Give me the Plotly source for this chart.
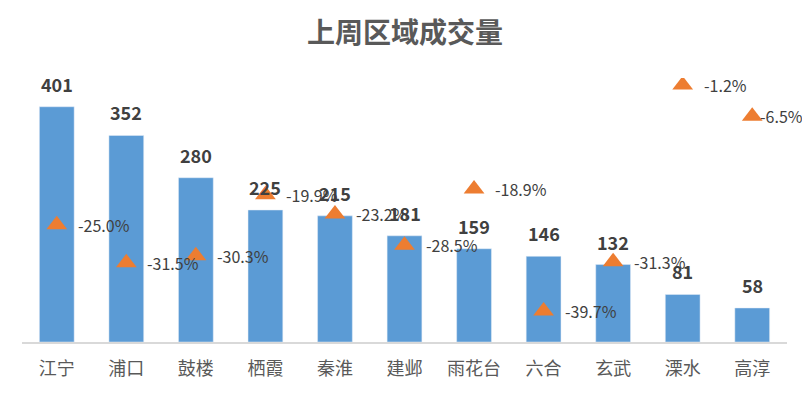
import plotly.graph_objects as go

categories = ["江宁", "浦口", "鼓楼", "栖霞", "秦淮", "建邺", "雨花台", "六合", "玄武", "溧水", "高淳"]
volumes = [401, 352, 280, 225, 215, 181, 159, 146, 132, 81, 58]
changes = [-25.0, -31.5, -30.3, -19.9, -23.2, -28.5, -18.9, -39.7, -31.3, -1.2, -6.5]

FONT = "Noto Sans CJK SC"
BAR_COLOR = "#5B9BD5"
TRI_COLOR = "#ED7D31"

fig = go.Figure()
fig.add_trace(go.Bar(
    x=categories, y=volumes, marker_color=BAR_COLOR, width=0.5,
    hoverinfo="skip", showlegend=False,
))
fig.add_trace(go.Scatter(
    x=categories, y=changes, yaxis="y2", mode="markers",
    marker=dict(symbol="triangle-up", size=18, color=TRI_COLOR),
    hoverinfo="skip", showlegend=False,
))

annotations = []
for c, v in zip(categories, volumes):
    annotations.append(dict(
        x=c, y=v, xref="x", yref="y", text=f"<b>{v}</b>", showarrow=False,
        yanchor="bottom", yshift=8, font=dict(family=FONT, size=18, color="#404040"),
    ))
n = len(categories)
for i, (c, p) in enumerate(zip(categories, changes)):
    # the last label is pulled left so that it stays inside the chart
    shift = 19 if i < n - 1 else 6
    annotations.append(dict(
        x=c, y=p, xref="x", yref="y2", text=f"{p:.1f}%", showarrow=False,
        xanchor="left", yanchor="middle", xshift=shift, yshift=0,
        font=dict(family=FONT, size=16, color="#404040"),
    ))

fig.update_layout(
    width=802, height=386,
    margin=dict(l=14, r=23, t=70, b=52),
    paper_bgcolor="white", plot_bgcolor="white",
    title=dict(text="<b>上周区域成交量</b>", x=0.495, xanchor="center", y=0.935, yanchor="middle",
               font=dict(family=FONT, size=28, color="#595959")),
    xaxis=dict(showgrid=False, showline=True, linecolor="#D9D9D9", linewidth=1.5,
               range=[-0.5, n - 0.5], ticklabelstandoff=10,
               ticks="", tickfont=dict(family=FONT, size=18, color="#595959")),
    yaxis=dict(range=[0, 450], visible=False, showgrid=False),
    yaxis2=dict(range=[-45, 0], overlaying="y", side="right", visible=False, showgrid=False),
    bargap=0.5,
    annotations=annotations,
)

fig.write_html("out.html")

# Task details:
Every line of text is to be repeated exactly; pictures are left out.

# Finished task:
Give me the Plotly source for this chart.
import plotly.graph_objects as go

categories = ["江宁", "浦口", "鼓楼", "栖霞", "秦淮", "建邺", "雨花台", "六合", "玄武", "溧水", "高淳"]
volumes = [401, 352, 280, 225, 215, 181, 159, 146, 132, 81, 58]
changes = [-25.0, -31.5, -30.3, -19.9, -23.2, -28.5, -18.9, -39.7, -31.3, -1.2, -6.5]

FONT = "Noto Sans CJK SC"
BAR_COLOR = "#5B9BD5"
TRI_COLOR = "#ED7D31"

fig = go.Figure()
fig.add_trace(go.Bar(
    x=categories, y=volumes, marker_color=BAR_COLOR, width=0.5,
    hoverinfo="skip", showlegend=False,
))
fig.add_trace(go.Scatter(
    x=categories, y=changes, yaxis="y2", mode="markers",
    marker=dict(symbol="triangle-up", size=18, color=TRI_COLOR),
    hoverinfo="skip", showlegend=False,
))

annotations = []
for c, v in zip(categories, volumes):
    annotations.append(dict(
        x=c, y=v, xref="x", yref="y", text=f"<b>{v}</b>", showarrow=False,
        yanchor="bottom", yshift=8, font=dict(family=FONT, size=18, color="#404040"),
    ))
n = len(categories)
for i, (c, p) in enumerate(zip(categories, changes)):
    # the last label is pulled left so that it stays inside the chart
    shift = 19 if i < n - 1 else 6
    annotations.append(dict(
        x=c, y=p, xref="x", yref="y2", text=f"{p:.1f}%", showarrow=False,
        xanchor="left", yanchor="middle", xshift=shift, yshift=0,
        font=dict(family=FONT, size=16, color="#404040"),
    ))

fig.update_layout(
    width=802, height=386,
    margin=dict(l=14, r=23, t=70, b=52),
    paper_bgcolor="white", plot_bgcolor="white",
    title=dict(text="<b>上周区域成交量</b>", x=0.495, xanchor="center", y=0.935, yanchor="middle",
               font=dict(family=FONT, size=28, color="#595959")),
    xaxis=dict(showgrid=False, showline=True, linecolor="#D9D9D9", linewidth=1.5,
               range=[-0.5, n - 0.5], ticklabelstandoff=10,
               ticks="", tickfont=dict(family=FONT, size=18, color="#595959")),
    yaxis=dict(range=[0, 450], visible=False, showgrid=False),
    yaxis2=dict(range=[-45, 0], overlaying="y", side="right", visible=False, showgrid=False),
    bargap=0.5,
    annotations=annotations,
)

fig.write_html("out.html")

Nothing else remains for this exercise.